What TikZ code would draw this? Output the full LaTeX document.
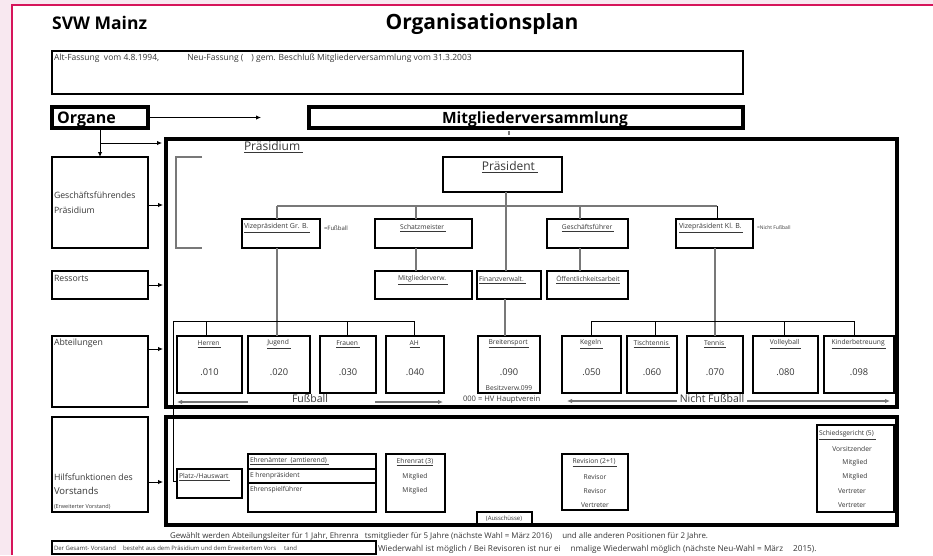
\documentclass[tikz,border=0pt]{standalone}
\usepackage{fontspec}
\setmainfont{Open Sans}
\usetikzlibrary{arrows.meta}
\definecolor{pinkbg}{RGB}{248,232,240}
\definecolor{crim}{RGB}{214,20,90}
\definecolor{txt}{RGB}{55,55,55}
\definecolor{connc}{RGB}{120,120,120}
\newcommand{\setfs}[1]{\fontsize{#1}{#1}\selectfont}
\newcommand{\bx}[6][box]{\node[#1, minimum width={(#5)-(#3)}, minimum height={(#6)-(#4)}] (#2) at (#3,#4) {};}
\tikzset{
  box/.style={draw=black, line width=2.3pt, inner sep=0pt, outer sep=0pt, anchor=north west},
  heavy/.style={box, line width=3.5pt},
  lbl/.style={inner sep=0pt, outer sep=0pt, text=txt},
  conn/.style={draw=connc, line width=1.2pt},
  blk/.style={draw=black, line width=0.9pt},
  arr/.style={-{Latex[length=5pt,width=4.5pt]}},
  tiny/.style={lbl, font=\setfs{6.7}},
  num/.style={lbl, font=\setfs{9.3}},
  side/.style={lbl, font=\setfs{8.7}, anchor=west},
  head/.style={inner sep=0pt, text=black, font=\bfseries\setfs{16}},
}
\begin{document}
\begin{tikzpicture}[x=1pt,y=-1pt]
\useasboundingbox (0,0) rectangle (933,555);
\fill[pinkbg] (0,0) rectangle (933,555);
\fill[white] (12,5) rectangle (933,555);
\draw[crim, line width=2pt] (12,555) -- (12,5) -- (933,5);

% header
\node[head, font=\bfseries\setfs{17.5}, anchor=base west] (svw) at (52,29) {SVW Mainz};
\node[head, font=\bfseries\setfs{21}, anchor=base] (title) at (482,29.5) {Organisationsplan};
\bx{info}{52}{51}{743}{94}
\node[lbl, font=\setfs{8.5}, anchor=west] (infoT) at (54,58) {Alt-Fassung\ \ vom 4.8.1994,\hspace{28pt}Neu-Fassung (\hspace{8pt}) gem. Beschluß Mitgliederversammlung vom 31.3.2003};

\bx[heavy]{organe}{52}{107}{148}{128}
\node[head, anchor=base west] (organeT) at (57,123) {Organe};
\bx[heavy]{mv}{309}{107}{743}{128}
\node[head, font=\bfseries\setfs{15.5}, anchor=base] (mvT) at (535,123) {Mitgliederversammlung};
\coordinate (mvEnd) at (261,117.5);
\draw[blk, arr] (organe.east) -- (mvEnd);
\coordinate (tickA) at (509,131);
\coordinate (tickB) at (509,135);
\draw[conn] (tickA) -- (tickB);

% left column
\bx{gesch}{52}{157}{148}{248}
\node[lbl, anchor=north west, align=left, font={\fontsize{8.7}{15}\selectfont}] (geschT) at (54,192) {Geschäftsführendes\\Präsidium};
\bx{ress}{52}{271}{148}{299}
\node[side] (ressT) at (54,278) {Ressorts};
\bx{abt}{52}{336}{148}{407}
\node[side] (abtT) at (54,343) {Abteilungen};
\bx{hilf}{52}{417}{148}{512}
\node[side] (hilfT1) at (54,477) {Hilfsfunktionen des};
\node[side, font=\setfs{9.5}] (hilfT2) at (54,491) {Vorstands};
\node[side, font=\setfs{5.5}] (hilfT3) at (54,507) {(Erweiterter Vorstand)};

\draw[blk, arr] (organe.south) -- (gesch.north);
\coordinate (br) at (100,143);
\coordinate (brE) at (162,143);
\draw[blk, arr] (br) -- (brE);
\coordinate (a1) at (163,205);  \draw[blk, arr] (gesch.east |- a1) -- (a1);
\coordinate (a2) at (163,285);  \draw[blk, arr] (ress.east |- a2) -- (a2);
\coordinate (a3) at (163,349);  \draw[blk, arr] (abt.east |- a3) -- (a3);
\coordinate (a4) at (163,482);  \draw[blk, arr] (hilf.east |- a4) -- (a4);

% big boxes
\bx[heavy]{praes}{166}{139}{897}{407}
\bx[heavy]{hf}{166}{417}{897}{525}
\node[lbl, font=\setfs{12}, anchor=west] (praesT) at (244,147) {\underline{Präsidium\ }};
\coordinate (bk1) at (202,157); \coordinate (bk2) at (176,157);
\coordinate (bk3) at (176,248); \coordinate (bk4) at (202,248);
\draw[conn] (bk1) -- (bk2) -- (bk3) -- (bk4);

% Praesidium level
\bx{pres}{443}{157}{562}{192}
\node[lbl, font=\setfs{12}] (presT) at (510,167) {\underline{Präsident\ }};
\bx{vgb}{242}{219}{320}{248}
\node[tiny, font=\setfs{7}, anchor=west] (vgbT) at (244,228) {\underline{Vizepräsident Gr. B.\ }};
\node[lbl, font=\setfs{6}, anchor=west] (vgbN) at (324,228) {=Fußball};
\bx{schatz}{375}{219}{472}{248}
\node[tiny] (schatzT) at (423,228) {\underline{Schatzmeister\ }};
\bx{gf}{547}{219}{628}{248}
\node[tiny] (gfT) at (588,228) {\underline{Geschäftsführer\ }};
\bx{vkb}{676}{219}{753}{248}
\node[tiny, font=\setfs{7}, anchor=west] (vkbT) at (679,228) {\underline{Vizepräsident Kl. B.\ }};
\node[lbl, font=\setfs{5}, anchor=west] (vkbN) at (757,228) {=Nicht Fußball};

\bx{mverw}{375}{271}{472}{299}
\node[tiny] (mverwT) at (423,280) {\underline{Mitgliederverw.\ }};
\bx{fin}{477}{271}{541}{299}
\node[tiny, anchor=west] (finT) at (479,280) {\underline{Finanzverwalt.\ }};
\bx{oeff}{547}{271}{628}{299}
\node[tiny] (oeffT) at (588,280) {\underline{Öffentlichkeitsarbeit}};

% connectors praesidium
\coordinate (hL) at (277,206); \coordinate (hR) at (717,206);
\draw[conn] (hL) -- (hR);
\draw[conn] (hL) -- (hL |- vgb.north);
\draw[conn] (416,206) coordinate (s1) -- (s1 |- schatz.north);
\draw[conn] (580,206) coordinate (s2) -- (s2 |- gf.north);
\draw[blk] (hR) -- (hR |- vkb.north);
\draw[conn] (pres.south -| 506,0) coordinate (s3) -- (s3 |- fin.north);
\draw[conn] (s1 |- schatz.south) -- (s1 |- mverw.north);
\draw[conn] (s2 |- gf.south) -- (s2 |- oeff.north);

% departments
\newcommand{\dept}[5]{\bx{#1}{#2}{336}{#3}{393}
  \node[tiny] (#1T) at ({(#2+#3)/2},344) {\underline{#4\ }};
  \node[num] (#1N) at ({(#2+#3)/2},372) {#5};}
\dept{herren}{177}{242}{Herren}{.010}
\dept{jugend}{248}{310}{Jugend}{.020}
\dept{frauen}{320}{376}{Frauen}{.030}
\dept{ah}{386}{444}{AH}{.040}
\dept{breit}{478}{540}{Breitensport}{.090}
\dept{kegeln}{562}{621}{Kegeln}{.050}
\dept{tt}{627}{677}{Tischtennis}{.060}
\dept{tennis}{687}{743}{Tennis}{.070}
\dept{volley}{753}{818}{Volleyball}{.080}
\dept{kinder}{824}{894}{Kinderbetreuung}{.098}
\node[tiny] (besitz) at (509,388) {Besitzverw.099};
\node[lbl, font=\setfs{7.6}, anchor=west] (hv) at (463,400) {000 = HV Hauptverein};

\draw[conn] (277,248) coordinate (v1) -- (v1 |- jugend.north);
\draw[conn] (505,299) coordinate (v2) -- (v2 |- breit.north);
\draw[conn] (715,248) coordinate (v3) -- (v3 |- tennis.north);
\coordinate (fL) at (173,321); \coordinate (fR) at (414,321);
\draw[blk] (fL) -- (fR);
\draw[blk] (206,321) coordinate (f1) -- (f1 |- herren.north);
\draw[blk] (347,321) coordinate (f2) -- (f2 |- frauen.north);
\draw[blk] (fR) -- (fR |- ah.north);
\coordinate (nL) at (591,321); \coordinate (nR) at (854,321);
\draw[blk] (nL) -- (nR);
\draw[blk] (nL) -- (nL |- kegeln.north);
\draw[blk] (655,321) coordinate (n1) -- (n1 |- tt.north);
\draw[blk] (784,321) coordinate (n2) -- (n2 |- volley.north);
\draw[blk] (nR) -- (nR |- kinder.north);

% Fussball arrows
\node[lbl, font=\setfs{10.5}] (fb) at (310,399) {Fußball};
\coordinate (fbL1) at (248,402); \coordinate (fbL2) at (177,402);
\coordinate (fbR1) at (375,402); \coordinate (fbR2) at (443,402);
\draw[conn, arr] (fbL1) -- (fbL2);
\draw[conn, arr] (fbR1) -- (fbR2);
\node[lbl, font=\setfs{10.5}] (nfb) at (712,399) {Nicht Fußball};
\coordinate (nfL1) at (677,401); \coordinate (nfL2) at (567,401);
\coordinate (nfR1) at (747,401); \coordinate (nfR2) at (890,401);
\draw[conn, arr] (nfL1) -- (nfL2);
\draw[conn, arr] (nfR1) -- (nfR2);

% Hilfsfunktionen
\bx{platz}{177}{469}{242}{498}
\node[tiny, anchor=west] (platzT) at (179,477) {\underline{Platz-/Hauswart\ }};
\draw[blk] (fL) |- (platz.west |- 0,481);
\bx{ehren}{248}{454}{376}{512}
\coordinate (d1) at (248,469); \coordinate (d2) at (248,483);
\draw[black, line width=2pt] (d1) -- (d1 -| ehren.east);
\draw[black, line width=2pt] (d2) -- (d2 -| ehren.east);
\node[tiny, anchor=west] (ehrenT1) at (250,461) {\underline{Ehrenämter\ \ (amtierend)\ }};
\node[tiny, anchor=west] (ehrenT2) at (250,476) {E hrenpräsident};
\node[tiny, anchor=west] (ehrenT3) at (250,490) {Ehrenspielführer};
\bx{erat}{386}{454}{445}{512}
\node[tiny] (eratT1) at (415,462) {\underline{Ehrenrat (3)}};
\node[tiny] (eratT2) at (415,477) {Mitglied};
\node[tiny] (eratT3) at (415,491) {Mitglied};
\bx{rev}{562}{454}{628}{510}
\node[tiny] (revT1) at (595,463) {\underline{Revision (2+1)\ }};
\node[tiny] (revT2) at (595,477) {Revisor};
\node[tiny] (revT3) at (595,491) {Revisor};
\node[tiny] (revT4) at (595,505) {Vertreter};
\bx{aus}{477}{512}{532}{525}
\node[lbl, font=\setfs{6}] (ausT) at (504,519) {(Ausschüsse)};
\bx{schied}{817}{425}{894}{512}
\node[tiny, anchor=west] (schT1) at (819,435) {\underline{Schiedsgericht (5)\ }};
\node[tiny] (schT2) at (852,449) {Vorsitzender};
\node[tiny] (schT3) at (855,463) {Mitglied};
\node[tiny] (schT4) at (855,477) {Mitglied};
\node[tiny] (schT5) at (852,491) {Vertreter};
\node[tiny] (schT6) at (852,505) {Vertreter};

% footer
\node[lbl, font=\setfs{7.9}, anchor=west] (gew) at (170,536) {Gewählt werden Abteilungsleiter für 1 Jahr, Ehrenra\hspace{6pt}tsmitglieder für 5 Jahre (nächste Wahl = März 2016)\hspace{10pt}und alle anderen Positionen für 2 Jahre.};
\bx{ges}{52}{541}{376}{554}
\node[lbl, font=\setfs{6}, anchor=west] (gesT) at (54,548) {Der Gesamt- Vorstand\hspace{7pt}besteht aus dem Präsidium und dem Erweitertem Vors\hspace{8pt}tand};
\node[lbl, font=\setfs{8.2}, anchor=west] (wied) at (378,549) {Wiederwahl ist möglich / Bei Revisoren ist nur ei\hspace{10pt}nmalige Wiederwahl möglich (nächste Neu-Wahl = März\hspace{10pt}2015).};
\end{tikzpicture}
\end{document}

◇ ◇ ◇ ◇ ◇ ◇ ◇

Your goal: Give again, word for word, every line from the top of the data through the line with "anchor=west] (infoT) at", both ends included, and exclude the pictures.

Exercise solution:
What TikZ code would draw this? Output the full LaTeX document.
\documentclass[tikz,border=0pt]{standalone}
\usepackage{fontspec}
\setmainfont{Open Sans}
\usetikzlibrary{arrows.meta}
\definecolor{pinkbg}{RGB}{248,232,240}
\definecolor{crim}{RGB}{214,20,90}
\definecolor{txt}{RGB}{55,55,55}
\definecolor{connc}{RGB}{120,120,120}
\newcommand{\setfs}[1]{\fontsize{#1}{#1}\selectfont}
\newcommand{\bx}[6][box]{\node[#1, minimum width={(#5)-(#3)}, minimum height={(#6)-(#4)}] (#2) at (#3,#4) {};}
\tikzset{
  box/.style={draw=black, line width=2.3pt, inner sep=0pt, outer sep=0pt, anchor=north west},
  heavy/.style={box, line width=3.5pt},
  lbl/.style={inner sep=0pt, outer sep=0pt, text=txt},
  conn/.style={draw=connc, line width=1.2pt},
  blk/.style={draw=black, line width=0.9pt},
  arr/.style={-{Latex[length=5pt,width=4.5pt]}},
  tiny/.style={lbl, font=\setfs{6.7}},
  num/.style={lbl, font=\setfs{9.3}},
  side/.style={lbl, font=\setfs{8.7}, anchor=west},
  head/.style={inner sep=0pt, text=black, font=\bfseries\setfs{16}},
}
\begin{document}
\begin{tikzpicture}[x=1pt,y=-1pt]
\useasboundingbox (0,0) rectangle (933,555);
\fill[pinkbg] (0,0) rectangle (933,555);
\fill[white] (12,5) rectangle (933,555);
\draw[crim, line width=2pt] (12,555) -- (12,5) -- (933,5);

% header
\node[head, font=\bfseries\setfs{17.5}, anchor=base west] (svw) at (52,29) {SVW Mainz};
\node[head, font=\bfseries\setfs{21}, anchor=base] (title) at (482,29.5) {Organisationsplan};
\bx{info}{52}{51}{743}{94}
\node[lbl, font=\setfs{8.5}, anchor=west] (infoT) at (54,58) {Alt-Fassung\ \ vom 4.8.1994,\hspace{28pt}Neu-Fassung (\hspace{8pt}) gem. Beschluß Mitgliederversammlung vom 31.3.2003};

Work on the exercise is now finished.